Во время моего пребывания в Бердичеве у меня осталось прекрасное впечатление от встречи с капитаном Удовиченко. Это был молодой человек, образованный и широких взглядов, вместе с тем убежденный украинец. Я об этом упоминаю, так как это явление довольно редкое. Удовиченко теперь сменил в штабе фронта Скрыпчинского по должности украинского комиссара. Последнего удалил Марков.

Вернувшись к себе в корпус, я положительно приуныл: отношения между офицерами еще больше обострились. Прапорщики начали высказывать свое политическое кредо, многие из них оказались противниками войны, на заседаниях комитетов, куда многие из этих крикунов попали, была обычная тема о корпусе, который должен защищать лишь Украину, центром которой является Киев, что если сейчас корпус не будет отведен к Киеву, его займут великорусские войска, возвращающиеся с фронта, и тогда – конец Украине.

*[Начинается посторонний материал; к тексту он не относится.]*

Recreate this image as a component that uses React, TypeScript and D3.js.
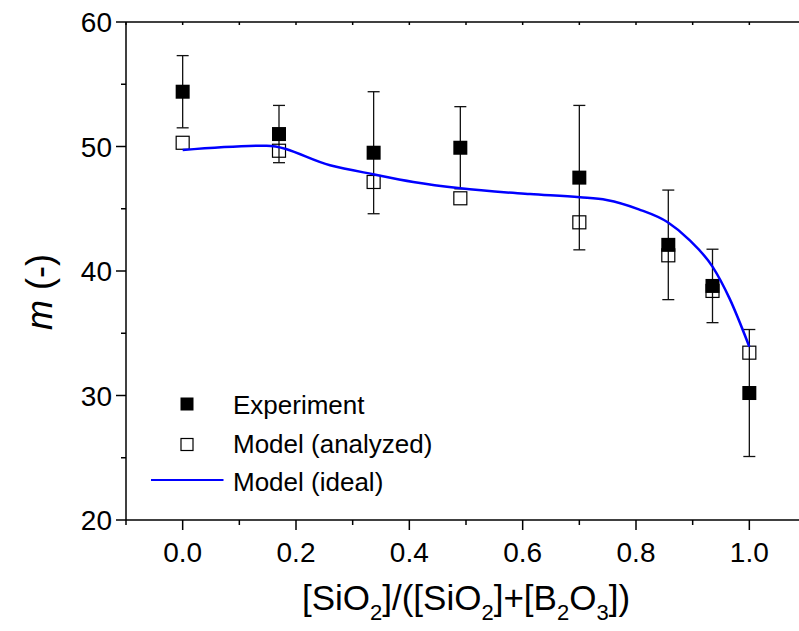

Высшего начальства, понимающего положение, не было, лишь впоследствии вернулся генерал Гандзюк и прибыли вновь назначенные ко мне генералы Клименко и Крамаренко. С их приездом мне, конечно, стало легче, но все же у меня положительно не было под рукой строевого начальника, на которого я мог бы вполне рассчитывать. Не потому, что эти генералы были неподходящими, наоборот, я их очень высоко ставлю как честных, добросовестных, исполнительных и прекрасно знающих свое дело людей. Но люди эти не могли быть совершенно надежными помощниками, потому что абсолютно не разбирались в делах, когда необходимо было вести политику.